Tanner’s challenge to postliberal theology concentrates on George Lindbeck’s and John Milbank’s approaches. With regard to Milbank, Tanner finds that the possibility of maintaining an alternative Christian social world is difficult to sustain empirically (99). Lindbeck’s cultural-linguistic approach also fosters cultural insularity regarding diverse cultural expression within Christianity. Her challenge to both of these approaches is derived from postmodern cultural theory which articulates a more complicated and ad hoc approach to cultural identity. Tanner finds that postliberal theological approaches can be helpful, but also over simplified. She writes: “One can still agree with postliberal theology that the identity of a Christian way of life is formed by a cultural boundary. This is not, however, the sharp boundary of independent cultural contents as postliberalism at its extreme imagines. The boundary is, instead, one of use that allows Christian identity to be essentially impure and mixed, the identity of a hybrid that always shares cultural forms with its wider host culture and other religions…”(114).
More specifically Tanner does not find that Christian practices and virtues to be able to be isolated from the overlapping activities and memberships Christians encounter within the world. Christian social practices are a part of wider society rather than alternative to or separate from them. She sees postliberal approaches reducing Christian diversity into uniformity of cultural expression. In turn, Tanner proposes a more ad-hoc use of various strategies; guided by the case-by-case judgment of particulars. Her ecclesiological direction is toward “a genuine community of argument, one marked by mutual hearing and criticism among those who disagree, by a common commitment to mutual correction and uplift, in keeping with the shared hope of good discipleship, proper faithfulness, and purity of witness” (123-4). While her proposal is not in conflict with postliberal theology, Tanner here seeks to highlight the need to disagree within communities in order to allow for creativity and diversity in both divine and human expression—theology born out of struggle rather than uniformity. She finds that “In their effort to maintain Christian identity, postliberals are in danger of confusing subordination to the Word with subordination to a human word” (149).
Tanner’s concern is to allow the Spirit to blow freely and not be scripted by human demands (120). In this sense, she simplifies Christian identity to “remaining open to direction for the free grace of God in Christ” (149). In order to do this Tanner sets out some specifics with regard to Christian identity from a postmodern cultural perspective—the diversity of Christian practices are united in a task, rather than pre-scripted by rules or method of investigation (153). Similarly, Christian identity can no longer be determined by “group specificity, sharp cultural boundaries, or homogeneity of practices” (151-2). The boundaries between Christian and non-Christian ways of life cannot be easily separated, but are permeable characteristic of hybrid formulations. And, contrary to postliberal perspectives, what unites Christians are not common practices, but concern for true discipleship.
While Tanner seeks to avoid cultural dominance within Christianity and human prescription of God working in the world, her project is not without its own risks and reductions.
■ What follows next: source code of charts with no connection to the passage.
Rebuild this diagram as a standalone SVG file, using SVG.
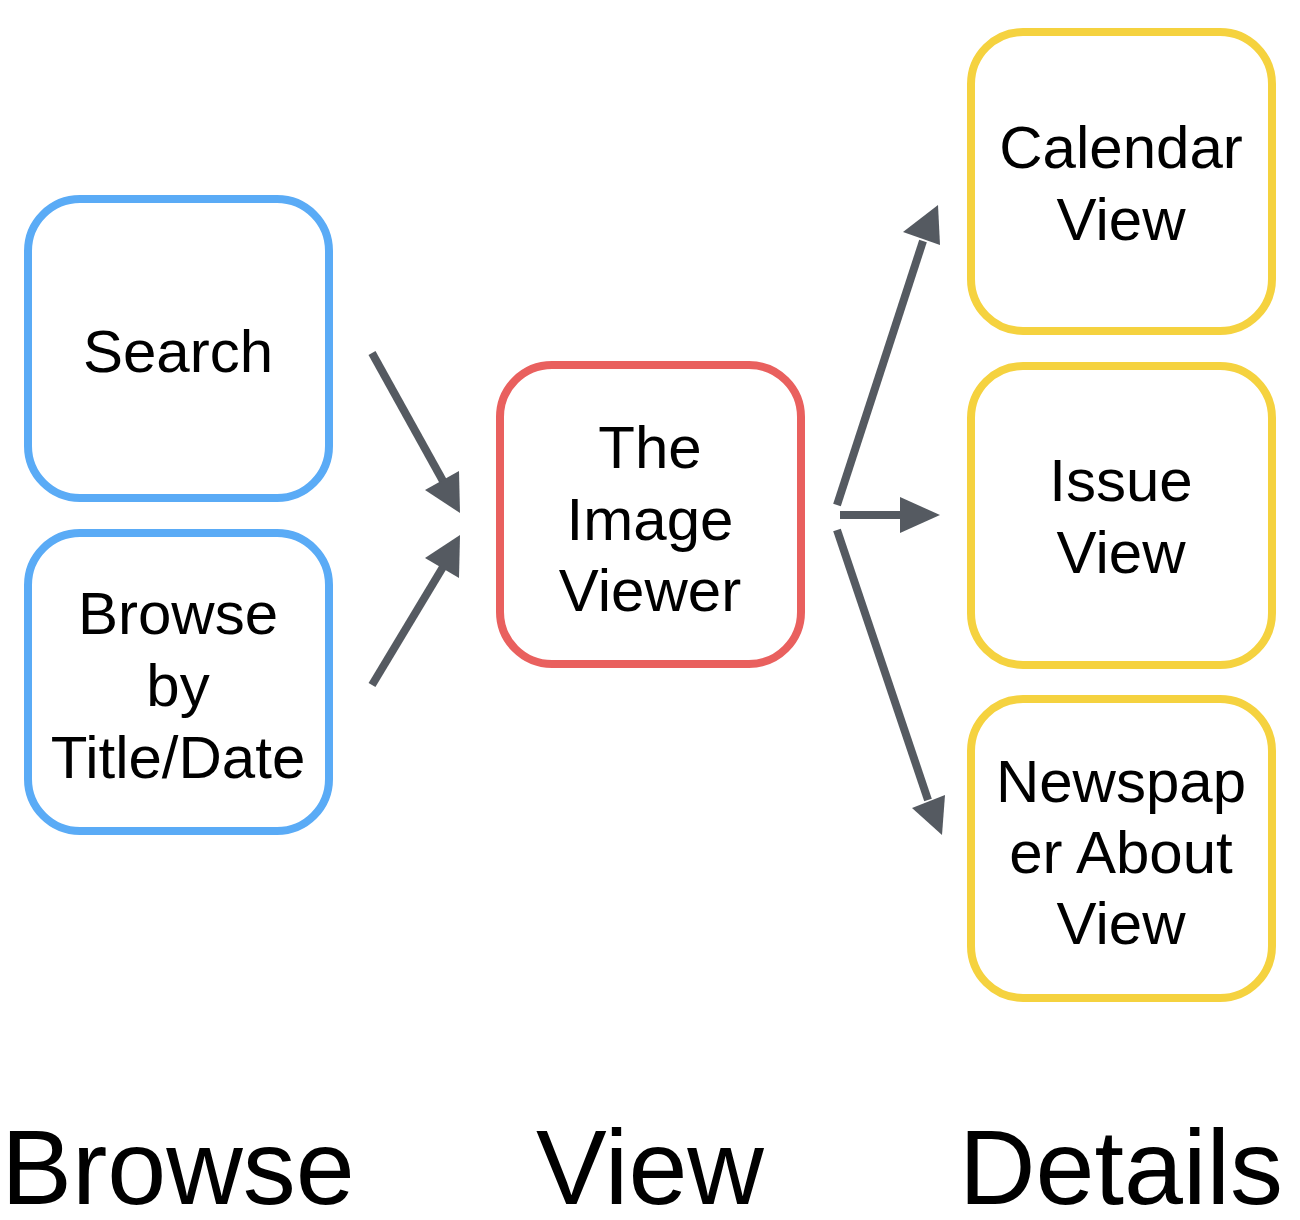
<svg xmlns="http://www.w3.org/2000/svg" width="1300" height="1220" viewBox="0 0 1300 1220">
<defs>
<style>
.box{fill:#fff;stroke-width:8}
.blue{stroke:#5aabf6}
.red{stroke:#e9605e}
.yellow{stroke:#f5d23f}
.t{font-family:"Liberation Sans",Arial,sans-serif;font-size:60px;fill:#000;text-anchor:middle}
.big{font-family:"Liberation Sans",Arial,sans-serif;font-size:106px;fill:#000;text-anchor:middle}
.ln{stroke:#555a61;stroke-width:8;fill:none}
.hd{fill:#555a61}
</style>
</defs>
<rect width="1300" height="1220" fill="#fff"/>
<g id="search">
<rect class="box blue" x="28" y="199" width="301" height="299" rx="52"/>
<text class="t" x="178" y="372">Search</text>
</g>
<g id="browse">
<rect class="box blue" x="28" y="533" width="301" height="298" rx="52"/>
<text class="t" x="178" y="634">Browse</text>
<text class="t" x="178" y="706">by</text>
<text class="t" x="178" y="778">Title/Date</text>
</g>
<g id="viewer">
<rect class="box red" x="500" y="365" width="301" height="299" rx="52"/>
<text class="t" x="650" y="468">The</text>
<text class="t" x="650" y="540">Image</text>
<text class="t" x="650" y="611">Viewer</text>
</g>
<g id="calendar">
<rect class="box yellow" x="971" y="32" width="301" height="299" rx="52"/>
<text class="t" x="1121" y="168">Calendar</text>
<text class="t" x="1121" y="240">View</text>
</g>
<g id="issue">
<rect class="box yellow" x="971" y="366" width="301" height="299" rx="52"/>
<text class="t" x="1121" y="501">Issue</text>
<text class="t" x="1121" y="573">View</text>
</g>
<g id="about">
<rect class="box yellow" x="971" y="699" width="301" height="299" rx="52"/>
<text class="t" x="1121" y="802">Newspap</text>
<text class="t" x="1121" y="873">er About</text>
<text class="t" x="1121" y="944">View</text>
</g>
<g id="connectors">
<line class="ln" x1="372" y1="353" x2="443" y2="481"/>
<polygon class="hd" points="460,513 425,490 459,471"/>
<line class="ln" x1="372" y1="685" x2="443" y2="567"/>
<polygon class="hd" points="460,535 425,558 459,578"/>
<line class="ln" x1="837" y1="505" x2="923" y2="241"/>
<polygon class="hd" points="938,205 903,232 940,245"/>
<line class="ln" x1="840" y1="515" x2="905" y2="515"/>
<polygon class="hd" points="940,515 900,497 900,533"/>
<line class="ln" x1="837" y1="530" x2="928" y2="800"/>
<polygon class="hd" points="942,835 912,808 945,795"/>
</g>
<g id="labels">
<text class="big" x="178" y="1204">Browse</text>
<text class="big" x="650" y="1204">View</text>
<text class="big" x="1121" y="1204">Details</text>
</g>
</svg>
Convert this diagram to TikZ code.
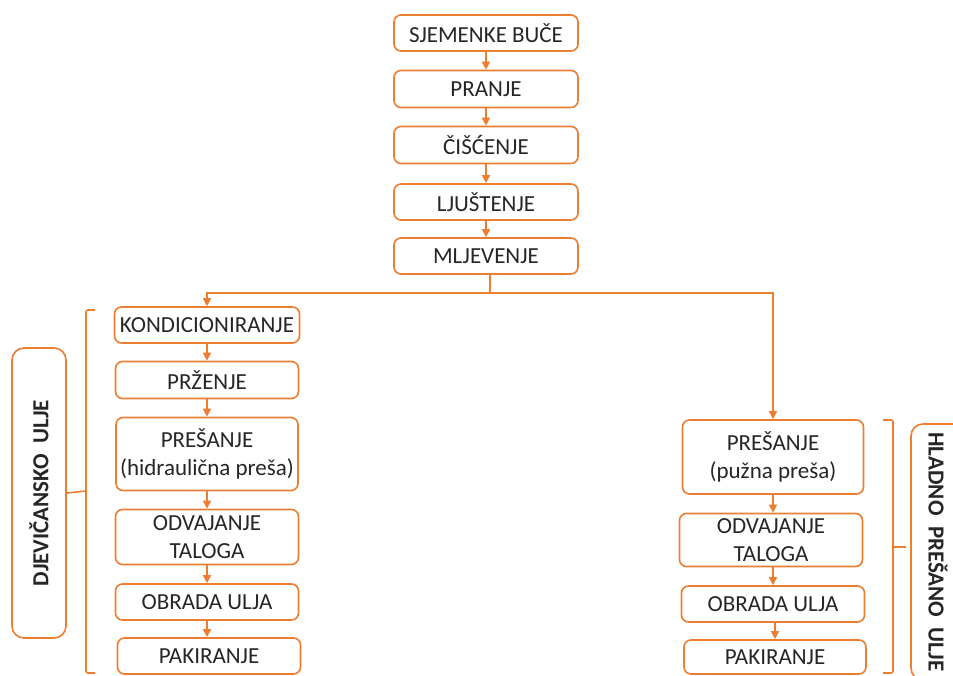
\documentclass[tikz,border=0pt]{standalone}
\usepackage{fontspec}
\setmainfont{Carlito}
\usetikzlibrary{arrows.meta}
\definecolor{narancasta}{HTML}{ED7D31}

\begin{document}
\begin{tikzpicture}[x=1pt,y=-1pt,
	korak/.style={draw=narancasta,line width=1.6pt,rounded corners=7pt,fill=white,align=center,text=black!85,font=\fontsize{23}{28}\selectfont,inner sep=0pt,minimum width=184pt,minimum height=36pt},
	oznaka/.style={draw=narancasta,line width=1.6pt,rounded corners=12pt,text=black!85,font=\fontsize{23}{28}\selectfont\bfseries,inner sep=0pt,minimum height=54pt},
	tok/.style={draw=narancasta,line width=1.6pt,-{Triangle[length=8pt,width=8pt]}},
	zagrada/.style={draw=narancasta,line width=1.6pt,rounded corners=2pt}]
	\useasboundingbox (0,0) rectangle (953,675);
	\clip (0,0) rectangle (953,675);
	% glavni niz
	\node[korak] (buce) at (486,33) {SJEMENKE BUČE};
	\node[korak,minimum height=37pt] (pranje) at (486,89) {PRANJE};
	\node[korak,minimum height=37pt] (ciscenje) at (486,145) {ČIŠĆENJE};
	\node[korak] (ljustenje) at (486,202) {LJUŠTENJE};
	\node[korak] (mljevenje) at (486,256) {MLJEVENJE};
	% djevicansko ulje
	\node[korak,minimum width=185pt] (kond) at (207,325) {KONDICIONIRANJE};
	\node[korak,minimum width=183pt,minimum height=37pt] (przenje) at (207,380) {PRŽENJE};
	\node[korak,minimum width=182pt,minimum height=73pt] (hpresa) at (207,454) {PREŠANJE\\(hidraulična preša)};
	\node[korak,minimum width=183pt,minimum height=55pt] (ltalog) at (207,537) {ODVAJANJE\\TALOGA};
	\node[korak,minimum width=183pt] (lobrada) at (207,602) {OBRADA ULJA};
	\node[korak,minimum width=183pt] (lpak) at (209,656) {PAKIRANJE};
	% hladno presano ulje
	\node[korak,minimum width=181pt,minimum height=74pt] (ppresa) at (773,457) {PREŠANJE\\(pužna preša)};
	\node[korak,minimum width=183pt,minimum height=53pt] (dtalog) at (771,540) {ODVAJANJE\\TALOGA};
	\node[korak,minimum width=183pt] (dobrada) at (773,604) {OBRADA ULJA};
	\node[korak,minimum width=182pt,minimum height=34pt] (dpak) at (775,657) {PAKIRANJE};
	% oznake
	\node[oznaka,rotate=90,minimum width=290pt] (djev) at (39,493) {DJEVIČANSKO\ \ ULJE};
	\node[oznaka,rotate=-90,minimum width=256pt] (hladno) at (938,552) {HLADNO\ \ PREŠANO\ \ ULJE};
	% strelice
	\draw[tok] (buce) -- (pranje);
	\draw[tok] (pranje) -- (ciscenje);
	\draw[tok] (ciscenje) -- (ljustenje);
	\draw[tok] (ljustenje) -- (mljevenje);
	\draw[draw=narancasta,line width=1.6pt] (mljevenje.south) ++(4,0) -- ++(0,18) coordinate (grana);
	\draw[tok] (grana) -| (kond.north -| przenje);
	\draw[tok] (grana) -| (ppresa.north);
	\draw[tok] (kond.south -| przenje) -- (przenje);
	\draw[tok] (przenje) -- (hpresa);
	\draw[tok] (hpresa) -- (ltalog);
	\draw[tok] (ltalog) -- (lobrada);
	\draw[tok] (lobrada.south) -- (lobrada.south |- lpak.north);
	\draw[tok] (ppresa) -- (ppresa.south |- dtalog.north);
	\draw[tok] (dtalog.south -| dobrada) -- (dobrada);
	\draw[tok] (dobrada.south -| dpak) -- (dpak);
	% zagrade
	\draw[zagrada] (95,310) -- (86,310) -- (86,673) -- (95,673);
	\draw[zagrada] (86,491) -- (djev.south);
	\draw[zagrada] (883,420) -- (893,420) -- (893,673) -- (883,673);
	\draw[zagrada] (893,547) -- (906,547);
\end{tikzpicture}
\end{document}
She wrestles with the tension of remaining open, but also risks a reduction that leaves Christian identity lacking in substance and conviction. It also remains unclear of what true discipleship consists. Her descriptions remain limited to a watered-down, specifically reformed position of justification by faith, without much tribute to the convictions of other theological traditions. Her approach is open, characteristic of stretching and challenging neat conceptual categories and easily discerned boundaries within theology. For this it is to be commended. At the same time, she opens up herself and her new agenda for theology to this same ongoing struggle. In this way, I will give her credit for but also hold her accountable to the same critiques she poses to others. A new agenda for theology is not complete without its own ‘agenda’. Thus, her argument includes an important postmodern task of holding together, tinkering, and creating ‘bricoleur’ out of a potentially messy reality (166). But, at the same time, her argument also circles back upon itself and risks remaining vague and reductionstic. These are the inherent risks of the form of her argument within a work that specifically addresses and challenges academic theologians; what remains to be investigated are the concrete manifestations of communities of argument and struggle seeking deeper discipleship in hybrid formulations.